Answer: The moon Phobos may be, in effect, a pile of useful resources that’s very conveniently located if you happen to be interested in building up an infrastructure in Mars orbit. A robotic resource survey of Phobos is a likely early project for The Martian Trust and there are several private firms in several countries that would be capable of conducting the survey and willing to bid on a commercial contract for the project.

Another reasonable possibility is a sequence of projects dedicated to generating artificial gravity by spinning up an orbital habitat. We know that one-g is excellent for humans and that zero-g is horrible, but we don’t know if Mars’ gravity (0.38-g) is long-term debilitating or okay. Small scale projects in Earth orbit — beginning at cubesat scale — could begin very soon as the first element of a progression leading to a Mars orbital habitat. This is an example of one strand of projects in the multi-stand programme or projects that would form the path to a self-sustaining presence on Mars.

 

Question: Who can join The Martian Trust?

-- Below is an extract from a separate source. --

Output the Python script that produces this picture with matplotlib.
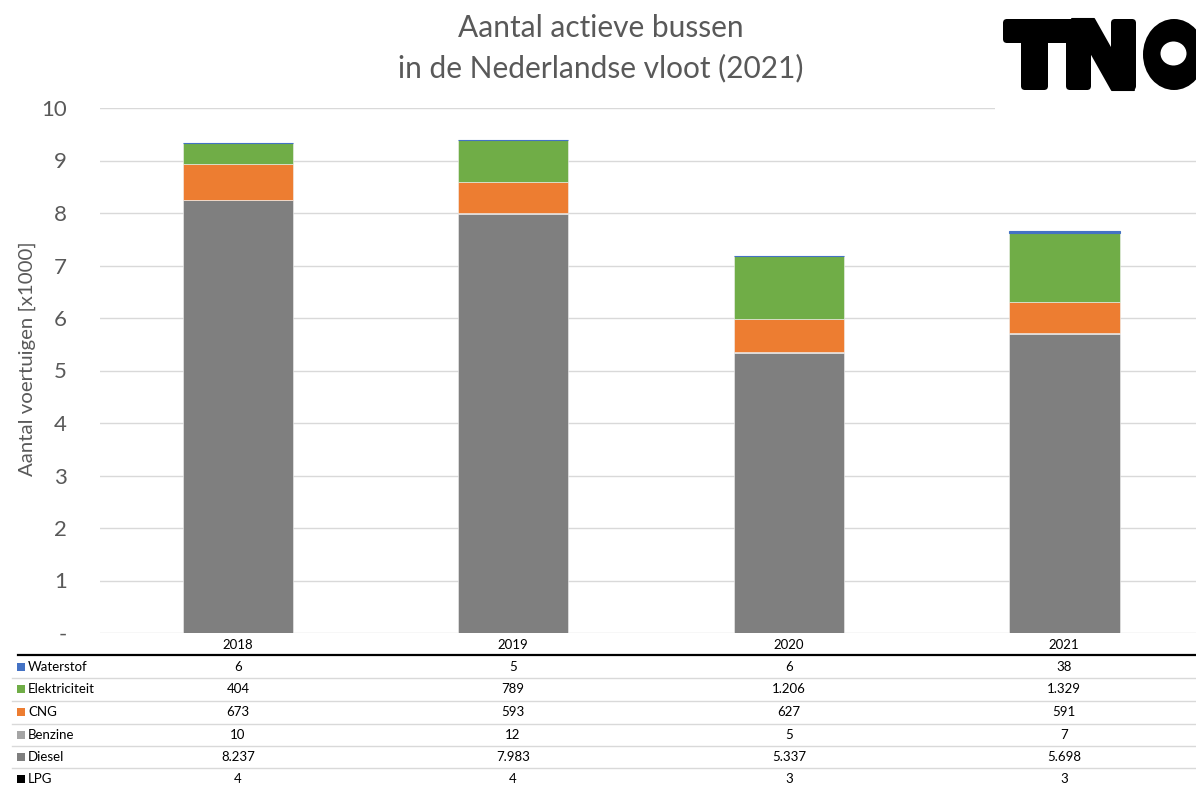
import matplotlib
matplotlib.use("Agg")
import matplotlib.pyplot as plt
from matplotlib.patches import Rectangle, FancyBboxPatch, Polygon, Ellipse
from matplotlib.lines import Line2D

years = ["2018", "2019", "2020", "2021"]
series_names = ["Waterstof", "Elektriciteit", "CNG", "Benzine", "Diesel", "LPG"]
waterstof = [6, 5, 6, 38]
elektriciteit = [404, 789, 1206, 1329]
cng = [673, 593, 627, 591]
benzine = [10, 12, 5, 7]
diesel = [8237, 7983, 5337, 5698]
lpg = [4, 4, 3, 3]
y_ticks = [0, 1, 2, 3, 4, 5, 6, 7, 8, 9, 10]
y_tick_labels = ["-", "1", "2", "3", "4", "5", "6", "7", "8", "9", "10"]

colors = {
    "Waterstof": "#4472C4",
    "Elektriciteit": "#70AD47",
    "CNG": "#ED7D31",
    "Benzine": "#A5A5A5",
    "Diesel": "#7F7F7F",
    "LPG": "#000000",
}
values = {
    "Waterstof": waterstof,
    "Elektriciteit": elektriciteit,
    "CNG": cng,
    "Benzine": benzine,
    "Diesel": diesel,
    "LPG": lpg,
}

FONT = ["Lato", "DejaVu Sans"]
TXT = "#595959"
W, H = 1196, 785

fig = plt.figure(figsize=(W / 100, H / 100), dpi=100)
fig.patch.set_facecolor("white")


def fx(px):
    return px / W


def fy(py):
    return 1 - py / H


ax = fig.add_axes([fx(100), fy(633), fx(1196) - fx(100), fy(108) - fy(633)])
x = list(range(len(years)))

# stacked bars, bottom to top
bottom = [0.0] * len(years)
for name in ["LPG", "Diesel", "Benzine", "CNG", "Elektriciteit", "Waterstof"]:
    vals = [v / 1000 for v in values[name]]
    if name == "Waterstof":
        ax.bar(x, vals, width=0.4, bottom=bottom, color=colors[name],
               edgecolor=colors[name], linewidth=0.8, zorder=3)
    else:
        ax.bar(x, vals, width=0.4, bottom=bottom, color=colors[name],
               edgecolor="#f2f2f2", linewidth=0.4, zorder=3)
    bottom = [b + v for b, v in zip(bottom, vals)]

ax.set_xlim(-0.5, 3.477)
ax.set_ylim(0, 10)
ax.set_yticks(y_ticks)
ax.set_yticklabels(y_tick_labels, fontfamily=FONT, fontsize=16, color=TXT)
ax.set_xticks([])
ax.tick_params(axis="y", length=0, pad=24)
for s in ax.spines.values():
    s.set_visible(False)
ax.grid(axis="y", color="#d9d9d9", linewidth=1, zorder=0)
ax.set_axisbelow(True)
ax.set_ylabel("Aantal voertuigen [x1000]", fontfamily=FONT, fontsize=14.7,
              color=TXT)
ax.yaxis.set_label_coords(-0.058, 0.522)

# title
fig.text(fx(601), fy(28), "Aantal actieve bussen", ha="center", va="center",
         fontfamily=FONT, fontsize=21.5, color=TXT)
fig.text(fx(601), fy(68), "in de Nederlandse vloot (2021)", ha="center",
         va="center", fontfamily=FONT, fontsize=21.5, color=TXT)

# logo, drawn on a pixel-space overlay
lax = fig.add_axes([0, 0, 1, 1], zorder=5)
lax.set_xlim(0, W)
lax.set_ylim(H, 0)
lax.axis("off")
lax.patch.set_alpha(0)
lax.add_patch(Rectangle((995, 0), W - 995, 112, facecolor="white",
                        edgecolor="none"))


def rbox(x0, y0, w, h, r=4):
    lax.add_patch(FancyBboxPatch((x0 + r, y0 + r), w - 2 * r, h - 2 * r,
                                 boxstyle=f"round,pad={r}",
                                 facecolor="black", edgecolor="none"))


rbox(1003, 19, 92, 24)          # T bar joined to N
rbox(1021, 19, 27, 71)          # T stem
rbox(1066, 19, 25, 71)          # N left stem
rbox(1111, 19, 25, 71)          # N right stem
lax.add_patch(Polygon([(1072, 19), (1094, 19), (1134, 90), (1112, 90)],
                      closed=True, facecolor="black", edgecolor="black",
                      linewidth=1.5, joinstyle="round"))
lax.add_patch(Ellipse((1174, 54.5), 62, 71, facecolor="black",
                      edgecolor="none"))
lax.add_patch(Ellipse((1173.5, 53.5), 26, 24, facecolor="white",
                      edgecolor="none"))

# data table
col_px = [238, 513, 789, 1064]
for cx, yr in zip(col_px, years):
    fig.text(fx(cx), fy(645), yr, ha="center", va="center",
             fontfamily=FONT, fontsize=9.5, color="black")
fig.add_artist(Line2D([fx(18), 1], [fy(655), fy(655)], color="black",
                      linewidth=1.6, transform=fig.transFigure))


def fmt(v):
    return f"{v:,}".replace(",", ".")


row_y = [667, 689, 712, 735, 757, 779]
for i, (name, ry) in enumerate(zip(series_names, row_y)):
    fig.patches.append(Rectangle((fx(17), fy(ry + 4)), fx(8), fy(0) - fy(8),
                                 transform=fig.transFigure,
                                 facecolor=colors[name], edgecolor="none"))
    fig.text(fx(28), fy(ry), name, ha="left", va="center", fontfamily=FONT,
             fontsize=9.5, color="black")
    for cx, v in zip(col_px, values[name]):
        fig.text(fx(cx), fy(ry), fmt(v), ha="center", va="center",
                 fontfamily=FONT, fontsize=9.5, color="black")
    if i < len(series_names) - 1:
        sy = (ry + row_y[i + 1]) / 2
        fig.add_artist(Line2D([fx(12), 1], [fy(sy), fy(sy)], color="#d9d9d9",
                              linewidth=1, transform=fig.transFigure))

fig.savefig("out.png", dpi=100)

Answer: Anyone can be a member. It doesn’t cost anything to become a member and gain access to the free content. However, a member’s voting stake depends on money provided, either directly or indirectly through co-branded purchases and/or donations to Affiliated Research Institutes. Many of the things that a member might do within The Martian Trust community require use of an internal currency that’s tied to a member’s stake, though this internal currency can be given from member to member; e.g., a member donating internal currency to schools.

 

Question: Why is the Trust set up to decide and fund a path of projects? Why not just buy a big rocket and go?

Answer: Many problems stand between humanity and a self-sustaining presence on Mars – this will be a path of many steps, only some of which are knowable now. It’s about more than building the transport system. Whether by foot, horse, canoe, longboat, caravel, or wagon, once humans reached a new land they had the benefit of breathable air, drinkable water, survivable temperatures, and indigenous food. Mars offers none of these, and this dearth of livability comes with the unknowns of gravity that is roughly a third of Earth’s.

 

Question: Why a self-sustaining research settlement? Why not just boots on the ground and come home? Or, why hold things up with research … why not just get there and go big?

Answer: It must be a research settlement, as the first Martians must figure out how to deal with the dearth of livability. It’ll be self-sustaining because we don’t want those first Martians to die and the Trust is the ultimate guarantor of their survival, as the money will be there to send supplies until supplies are no longer needed. The research settlement won’t be the end of The Martian Trust. It’s a step we can envision that is far enough down a path to make the path enticing. The Martians we create, and the steps that lead to them, will take us farther.